М. И.: Вы часто ощущаете себя счастливым?
Д. Г.: Часто. Я могу разговаривать, думать, работать, гулять разве это не праздник?
М. И.: И тем не менее посмотрите на окружающих, вы найдете кучу миллионеров, которые находятся в депрессии и даже сводят счеты с жизнью. Что им мешает жить, почему они несчастны?
Д. Г.: Вы рассуждаете, исходя из рубля. Почему из рубля, когда есть более важные ценности жизни? А любовь? А дети, а природа, а здоровье, а хорошая книга, а музыка?
М. И.: А как вы поняли, что вы писатель? Был какой-то импульс?
Д. Г.: Нет, была просто потребность писать.
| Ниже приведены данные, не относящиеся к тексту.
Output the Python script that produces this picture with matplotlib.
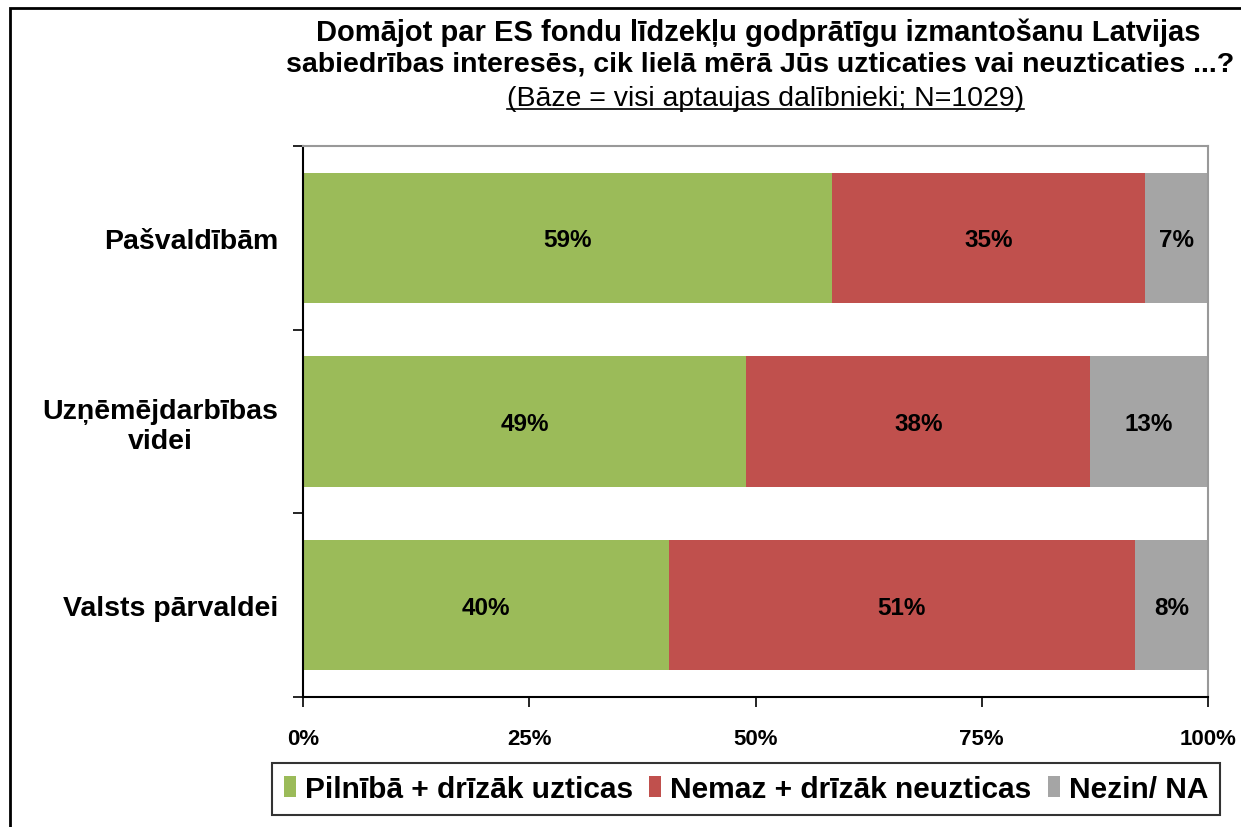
import numpy as np
import matplotlib.pyplot as plt
from matplotlib.patches import Rectangle
from matplotlib.lines import Line2D

plt.rcParams['font.family'] = ['Liberation Sans', 'DejaVu Sans']

categories = ['Pašvaldībām', 'Uzņēmējdarbības\nvidei', 'Valsts pārvaldei']
trust = [59, 49, 40]
distrust = [35, 38, 51]
dont_know = [7, 13, 8]
series_names = ['Pilnībā + drīzāk uzticas', 'Nemaz + drīzāk neuzticas', 'Nezin/ NA']
colors = ['#9BBB59', '#C0504D', '#A5A5A5']
xticks = [0, 0.25, 0.5, 0.75, 1.0]
xtick_labels = ['0%', '25%', '50%', '75%', '100%']

fig = plt.figure(figsize=(12.41, 8.28), dpi=100)
ax = fig.add_axes([0.2442, 0.157, 0.7292, 0.6655])

# outer chart frame (runs off the right and bottom edges)
fig.patches.append(Rectangle((10 / 1241, -0.05), 1.2, 1 - 9 / 828 + 0.05,
                             transform=fig.transFigure, fill=False,
                             edgecolor='black', linewidth=2))

data = np.array([trust, distrust, dont_know], dtype=float)
shares = data / data.sum(axis=0)
y = np.arange(len(categories))
left = np.zeros(len(categories))
for vals, sh, name, c in zip(data, shares, series_names, colors):
    ax.barh(y, sh, left=left, height=0.71, color=c, label=name)
    for yi, li, si, v in zip(y, left, sh, vals):
        ax.text(li + si / 2, yi + 0.01, f'{v:.0f}%', ha='center', va='center',
                fontsize=17.5, fontweight='bold')
    left += sh

ax.set_xlim(0, 1)
ax.set_ylim(2.5, -0.5)
ax.set_xticks(xticks)
ax.set_xticklabels(xtick_labels, fontsize=16, fontweight='bold')
ax.tick_params(axis='x', direction='out', length=7, width=1.2, pad=15)
ax.set_yticks(y)
ax.set_yticklabels(categories, fontsize=20.5, fontweight='bold',
                   multialignment='center', linespacing=1.2)
ax.set_yticks([-0.5, 0.5, 1.5, 2.5], minor=True)
ax.tick_params(axis='y', which='major', length=0, pad=18)
ax.tick_params(axis='y', which='minor', direction='out', length=7, width=1.2)

for side in ['top', 'right']:
    ax.spines[side].set_color('#999999')
    ax.spines[side].set_linewidth(1.5)
for side in ['left', 'bottom']:
    ax.spines[side].set_color('black')
    ax.spines[side].set_linewidth(1.5)

fig.text(0.611, 0.960, 'Domājot par ES fondu līdzekļu godprātīgu izmantošanu Latvijas',
         ha='center', va='center', fontsize=21, fontweight='bold')
fig.text(0.6124, 0.9215, 'sabiedrības interesēs, cik lielā mērā Jūs uzticaties vai neuzticaties ...?',
         ha='center', va='center', fontsize=20.5, fontweight='bold')
sub = fig.text(0.617, 0.880, '(Bāze = visi aptaujas dalībnieki; N=1029)',
               ha='center', va='center', fontsize=20.5)

# underline the base note
fig.canvas.draw()
bb = sub.get_window_extent().transformed(fig.transFigure.inverted())
fig.lines.append(Line2D([bb.x0, bb.x1], [bb.y0 + 0.003, bb.y0 + 0.003],
                        transform=fig.transFigure, color='black', linewidth=1.2))

leg = fig.legend(loc='center', bbox_to_anchor=(0.601, 0.046), ncol=3,
                 prop={'size': 21.5, 'weight': 'bold'}, frameon=True,
                 fancybox=False, edgecolor='black', handlelength=0.4,
                 handleheight=0.7, handletextpad=0.3, columnspacing=0.55,
                 borderpad=0.4, borderaxespad=0)
leg.get_frame().set_linewidth(1.5)

fig.savefig('out.png', dpi=100)
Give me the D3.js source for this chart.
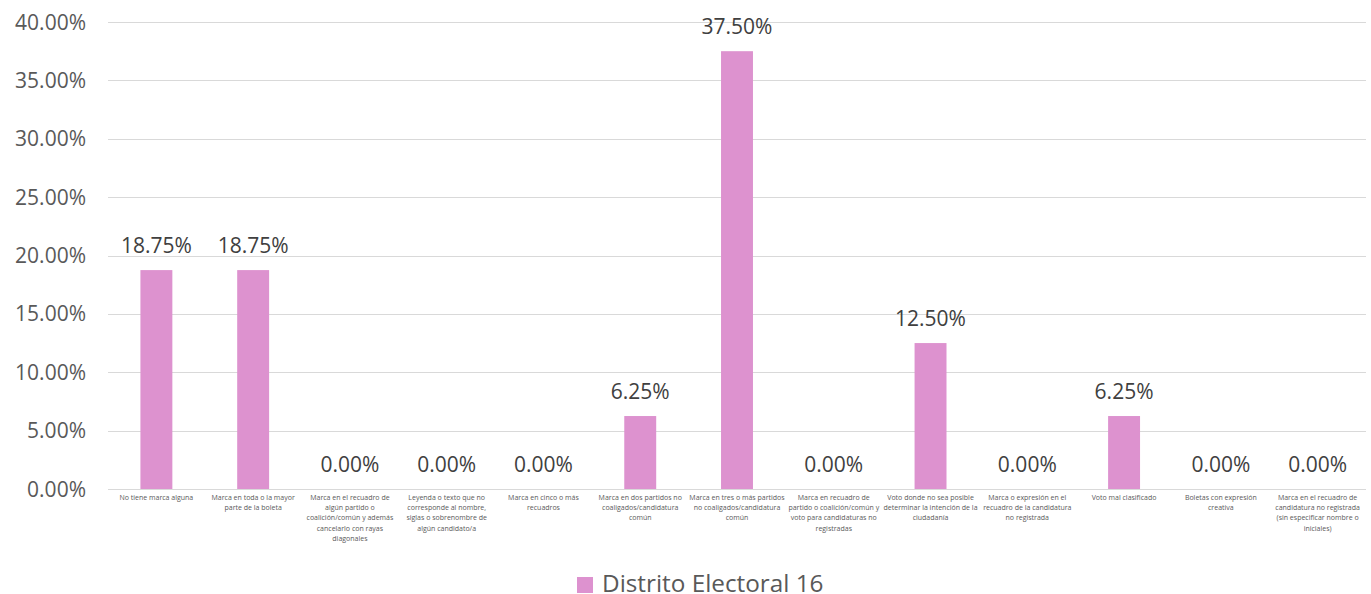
<!DOCTYPE html>
<html><head><meta charset="utf-8">
<script src="https://cdn.jsdelivr.net/npm/d3@7"></script>
<style>body{margin:0;background:#fff}</style>
</head><body>
<svg id="c" width="1371" height="594"></svg>
<script>
const categories = [
  ["No tiene marca alguna"],
  ["Marca en toda o la mayor","parte de la boleta"],
  ["Marca en el recuadro de","algún partido o","coalición/común y además","cancelarlo con rayas","diagonales"],
  ["Leyenda o texto que no","corresponde al nombre,","siglas o sobrenombre de","algún candidato/a"],
  ["Marca en cinco o más","recuadros"],
  ["Marca en dos partidos no","coaligados/candidatura","común"],
  ["Marca en tres o más partidos","no coaligados/candidatura","común"],
  ["Marca en recuadro de","partido o coalición/común y","voto para candidaturas no","registradas"],
  ["Voto donde no sea posible","determinar la intención de la","ciudadanía"],
  ["Marca o expresión en el","recuadro de la candidatura","no registrada"],
  ["Voto mal clasificado"],
  ["Boletas con expresión","creativa"],
  ["Marca en el recuadro de","candidatura no registrada","(sin especificar nombre o","iniciales)"]
];
const values = [0.1875,0.1875,0,0,0,0.0625,0.375,0,0.125,0,0.0625,0,0];
const yTicks = [0,0.05,0.10,0.15,0.20,0.25,0.30,0.35,0.40];
const seriesName = "Distrito Electoral 16";

const svg = d3.select("#c");
const pLeft=108, pRight=1366, pTop=22, pBottom=489;
const x = d3.scaleBand().domain(d3.range(categories.length)).range([pLeft,pRight]).paddingInner(0.67).paddingOuter(0.335);
const y = d3.scaleLinear().domain([0,0.4]).range([pBottom,pTop]);
const fmt = d3.format(".2%");
const font = "'Open Sans', 'Noto Sans', sans-serif";
const col = "#595959";

// gridlines
svg.append("g").selectAll("line").data(yTicks).join("line")
  .attr("x1",pLeft).attr("x2",pRight)
  .attr("y1",d=>Math.round(y(d))+0.5).attr("y2",d=>Math.round(y(d))+0.5)
  .attr("stroke","#d9d9d9").attr("stroke-width",1);

// y labels
svg.append("g").selectAll("text").data(yTicks).join("text")
  .attr("x",86).attr("y",d=>y(d)+7.5).attr("text-anchor","end")
  .attr("font-family",font).attr("font-size",21).attr("fill",col)
  .text(d=>fmt(d));

// bars
svg.append("g").selectAll("rect").data(values).join("rect")
  .attr("x",(d,i)=>x(i)).attr("width",x.bandwidth())
  .attr("y",d=>y(d)).attr("height",d=>pBottom-y(d))
  .attr("fill","#dd92cf");

// value labels
svg.append("g").selectAll("text").data(values).join("text")
  .attr("x",(d,i)=>x(i)+x.bandwidth()/2).attr("y",d=>y(d)-17)
  .attr("text-anchor","middle").attr("font-family",font).attr("font-size",21).attr("fill","#404040")
  .text(d=>fmt(d));

// category labels
const cg = svg.append("g").selectAll("text").data(categories).join("text")
  .attr("x",(d,i)=>x(i)+x.bandwidth()/2).attr("y",500)
  .attr("text-anchor","middle").attr("font-family",font).attr("font-size",7).attr("fill",col);
cg.selectAll("tspan").data(d=>d).join("tspan")
  .attr("x",function(){return this.parentNode.getAttribute("x");})
  .attr("dy",(d,i)=>i===0?0:10.2).text(d=>d);

// legend
svg.append("rect").attr("x",577).attr("y",577).attr("width",16).attr("height",16).attr("fill","#dd92cf");
svg.append("text").attr("x",602).attr("y",592).attr("font-family",font).attr("font-size",24.3).attr("fill",col).text(seriesName);
</script>
</body></html>
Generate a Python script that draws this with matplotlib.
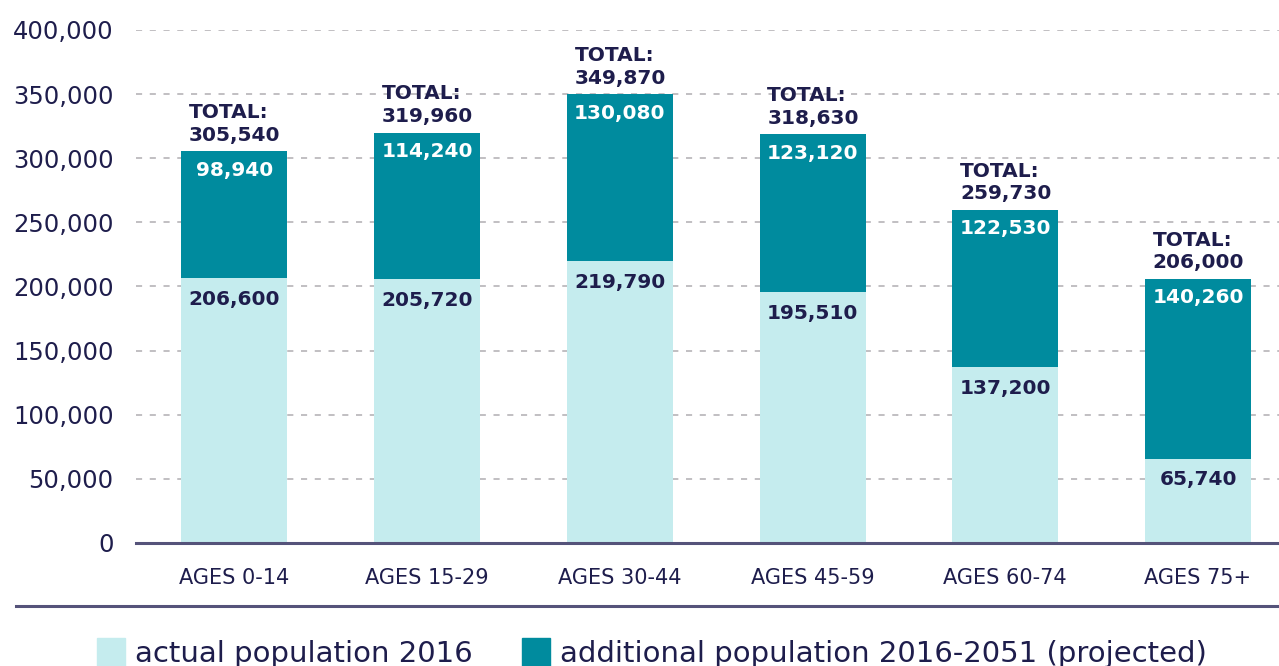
import numpy as np
import matplotlib.pyplot as plt
from matplotlib.patches import Rectangle
from matplotlib.lines import Line2D

plt.rcParams['font.family'] = ['DejaVu Sans']

# data
groups = ['AGES 0-14', 'AGES 15-29', 'AGES 30-44', 'AGES 45-59', 'AGES 60-74', 'AGES 75+']
actual_2016 = [206600, 205720, 219790, 195510, 137200, 65740]
additional = [98940, 114240, 130080, 123120, 122530, 140260]
totals = [305540, 319960, 349870, 318630, 259730, 206000]

light = '#c5ecee'
dark = '#008b9e'
navy = '#1e1d4c'
axcol = '#55537a'

fig = plt.figure(figsize=(12.79, 6.66), dpi=100)
ax = fig.add_axes([0.1063, 0.1847, 0.8937, 0.7703])

x = np.arange(len(groups))
w = 0.55
ax.bar(x, actual_2016, width=w, color=light, zorder=2)
ax.bar(x, additional, width=w, bottom=actual_2016, color=dark, zorder=2)

for i in range(len(groups)):
    ax.text(x[i], actual_2016[i] - 9000, f'{actual_2016[i]:,}', ha='center', va='top',
            fontsize=14.5, fontweight='bold', color=navy, zorder=3)
    ax.text(x[i], totals[i] - 7500, f'{additional[i]:,}', ha='center', va='top',
            fontsize=14.5, fontweight='bold', color='white', zorder=3)
    ax.text(x[i] - 0.235, totals[i] + 5000, f'TOTAL:\n{totals[i]:,}', ha='left', va='bottom',
            fontsize=14.5, fontweight='bold', color=navy, linespacing=1.25, zorder=3)

ax.set_ylim(0, 400000)
ax.set_xlim(-0.51, 5.42)
ax.set_yticks(np.arange(0, 400001, 50000))
ax.set_yticklabels([f'{v:,}' for v in range(0, 400001, 50000)])
ax.set_xticks(x)
ax.set_xticklabels(groups)
ax.tick_params(axis='y', length=0, pad=16, labelsize=17.5, labelcolor=navy)
ax.tick_params(axis='x', length=0, pad=18, labelsize=15, labelcolor=navy)
ax.grid(axis='y', color='#b0adb2', linestyle=(0, (4, 5)), linewidth=1.1, zorder=0)
for s in ['top', 'right', 'left']:
    ax.spines[s].set_visible(False)
ax.spines['bottom'].set_color(axcol)
ax.spines['bottom'].set_linewidth(2.2)
ax.spines['bottom'].set_zorder(4)

# separator line
fig.add_artist(Line2D([16 / 1279, 1.0], [1 - 606 / 666] * 2, color=axcol, linewidth=2.2))

# legend
fig.add_artist(Rectangle((97 / 1279, 0), 28 / 1279, 28 / 666, color=light,
                         transform=fig.transFigure))
fig.text(135 / 1279, 1 - 654 / 666, 'actual population 2016', fontsize=21, color=navy,
         va='center', ha='left')
fig.add_artist(Rectangle((522 / 1279, 0), 28 / 1279, 28 / 666, color=dark,
                         transform=fig.transFigure))
fig.text(560 / 1279, 1 - 654 / 666, 'additional population 2016-2051 (projected)', fontsize=21,
         color=navy, va='center', ha='left')

plt.savefig('out.png', dpi=100)
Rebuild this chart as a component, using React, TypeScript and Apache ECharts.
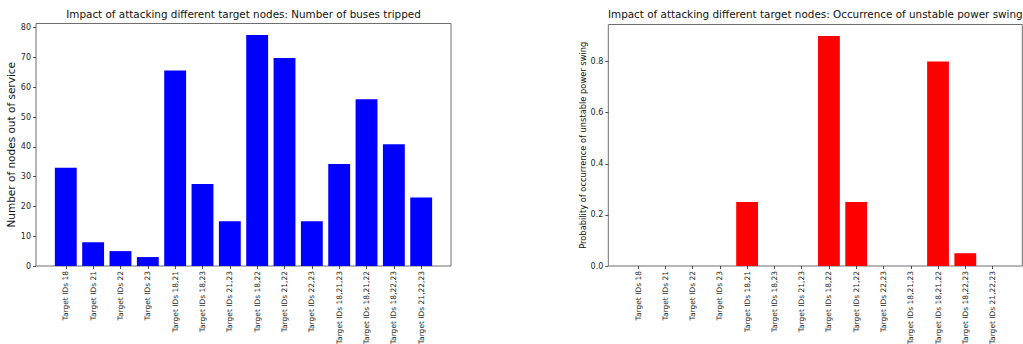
import React, { useEffect, useRef } from "react";
import * as echarts from "echarts";

const categories = [
  "Target IDs 18",
  "Target IDs 21",
  "Target IDs 22",
  "Target IDs 23",
  "Target IDs 18,21",
  "Target IDs 18,23",
  "Target IDs 21,23",
  "Target IDs 18,22",
  "Target IDs 21,22",
  "Target IDs 22,23",
  "Target IDs 18,21,23",
  "Target IDs 18,21,22",
  "Target IDs 18,22,23",
  "Target IDs 21,22,23",
];

const busesTripped = [33, 8, 5, 3, 65.6, 27.5, 15, 77.5, 69.8, 15, 34.2, 56, 40.9, 23];
const swingProbability = [0, 0, 0, 0, 0.25, 0, 0, 0.9, 0.25, 0, 0, 0.8, 0.05, 0];

const busTicks = [0, 10, 20, 30, 40, 50, 60, 70, 80];
const probTicks = [0, 0.2, 0.4, 0.6, 0.8];

const FONT = "DejaVu Sans";
const TICK_COLOR = "#262626";
const SPINE = "#6e6e6e";

// plot-area geometry (pixels)
const L = { left: 36, top: 23.5, width: 415, height: 242.5 };
const R = { left: 608.3, top: 24.5, width: 414, height: 241.5 };
// x-range padding on each side, in bar slots (matplotlib-style margins)
const padFrac = 1.09 / 15.18;

function barGridOf(g: { left: number; top: number; width: number; height: number }) {
  const pad = g.width * padFrac;
  const slot = g.width / 15.18;
  return { left: g.left + pad - slot / 2, top: g.top, width: slot * 14, height: g.height };
}

export default function App() {
  const ref = useRef<HTMLDivElement>(null);

  useEffect(() => {
    if (!ref.current) return;
    const chart = echarts.init(ref.current, undefined, { renderer: "svg" });
    const lb = barGridOf(L);
    const rb = barGridOf(R);
    const busMax = 81.4;
    const probMax = 0.945;

    const frameY = (
      max: number,
      ticks: number[],
      name: string,
      nameGap: number,
      nameSize: number,
      gridIndex: number,
      fmt: (v: number) => string
    ) => ({
      type: "value" as const,
      gridIndex,
      min: 0,
      max,
      name,
      nameLocation: "middle" as const,
      nameRotate: 90,
      nameGap,
      nameTextStyle: { fontFamily: FONT, fontSize: nameSize, color: "#111" },
      axisLine: { show: false },
      splitLine: { show: false },
      axisTick: { show: true, length: 3, customValues: ticks, lineStyle: { color: TICK_COLOR, width: 0.8 } },
      axisLabel: {
        show: true,
        customValues: ticks,
        margin: 5,
        fontFamily: FONT,
        fontSize: 8,
        color: TICK_COLOR,
        formatter: (v: number) => fmt(v),
      },
    });

    const hiddenY = (max: number, gridIndex: number) => ({
      type: "value" as const,
      gridIndex,
      min: 0,
      max,
      show: false,
    });

    const catX = (gridIndex: number) => ({
      type: "category" as const,
      gridIndex,
      data: categories,
      boundaryGap: true,
      axisLine: { show: false },
      axisTick: { show: true, alignWithLabel: true, length: 3, lineStyle: { color: TICK_COLOR, width: 0.8 } },
      axisLabel: {
        rotate: 90,
        interval: 0,
        margin: 5,
        fontFamily: FONT,
        fontSize: 7.5,
        color: TICK_COLOR,
      },
      splitLine: { show: false },
    });

    const frameX = (gridIndex: number) => ({
      type: "value" as const,
      gridIndex,
      min: 0,
      max: 1,
      show: false,
    });

    const gridBase = { containLabel: false, outerBoundsMode: "none" };

    chart.setOption({
      animation: false,
      backgroundColor: "#ffffff",
      title: [
        {
          text: "Impact of attacking different target nodes: Number of buses tripped",
          left: L.left + L.width / 2,
          textAlign: "center",
          top: 9,
          padding: 0,
          textStyle: { fontFamily: FONT, fontSize: 10.4, fontWeight: "normal", color: "#111" },
        },
        {
          text: "Impact of attacking different target nodes: Occurrence of unstable power swing",
          left: R.left + R.width / 2,
          textAlign: "center",
          top: 9,
          padding: 0,
          textStyle: { fontFamily: FONT, fontSize: 10.4, fontWeight: "normal", color: "#111" },
        },
      ],
      grid: [
        { ...L, ...gridBase, show: true, borderColor: SPINE, borderWidth: 1, backgroundColor: "transparent" },
        { ...lb, ...gridBase, show: false },
        { ...R, ...gridBase, show: true, borderColor: SPINE, borderWidth: 1, backgroundColor: "transparent" },
        { ...rb, ...gridBase, show: false },
      ],
      xAxis: [frameX(0), catX(1), frameX(2), catX(3)],
      yAxis: [
        frameY(busMax, busTicks, "Number of nodes out of service", 18, 10.5, 0, (v) => String(v)),
        hiddenY(busMax, 1),
        frameY(probMax, probTicks, "Probability of occurrence of unstable power swing", 20, 8.3, 2, (v) => v.toFixed(1)),
        hiddenY(probMax, 3),
      ],
      series: [
        {
          type: "bar",
          xAxisIndex: 1,
          yAxisIndex: 1,
          data: busesTripped,
          barWidth: "80%",
          itemStyle: { color: "#0000ff" },
        },
        {
          type: "bar",
          xAxisIndex: 3,
          yAxisIndex: 3,
          data: swingProbability,
          barWidth: "80%",
          itemStyle: { color: "#ff0000" },
        },
      ],
    });

    return () => chart.dispose();
  }, []);

  return (
    <div
      ref={ref}
      style={{ position: "fixed", left: 0, top: 0, width: 1023, height: 344, background: "#fff" }}
    />
  );
}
Я же по специальности инженер, а потом научный работник. Я долго стыдился этого и писал по ночам, и моя покойная жена считала: одни пьют, другие в карты играют. А мой муж пускай пишет. Она смирилась с этим. Поскольку я любил ее, для меня было очень важно, чтобы она поверила в меня. Но откуда она могла поверить? Я сам не верил себе
М. И.: Но вы были счастливы, когда писали?
Д. Г.: Не совсем точное слово. Было просто желание, потребность. И было хорошо ребенок спит, жена спит, я могу сидеть и писать. Мы жили в одной комнате, надо было замаскировать лампу, чтобы свет им не мешал А утром на работу.
Д. К.: Даниил Александрович, у вас есть в Петербурге любимые места, куда стремится душа, где вы любите прогуливаться?
Д. Г.: Люблю старые кварталы Петроградскую сторону, откуда начинался город: все эти Монетные, Певческие, Пушкарские. Люблю Петропавловку и все вокруг нее. Люблю Новую Голландию. Люблю Кировский завод. Это все мое. Люблю пригороды.
М. И.: Как вы думаете, отстоим мы свой город против чудовищной застройки? Газета "Невское время" очень активно ведет вот эту тематику против застройки исторического центра.
Д. Г.: Это хороший, правильный вопрос. Есть какая-то усталость у людей, настроение, что ничего не удастся изменить. Думаю, нельзя прекращать усилий. Надо долбать и долбать. Не надо считаться ни с какими обстоятельствами надо противостоять, требовать, возмущаться и так далее. Я чувствую, кое-что уже изменилось в подходе и высотный регламент, и другие вещи уже появились.
М. И.: Понятно, в этом вопросе ни шагу назад.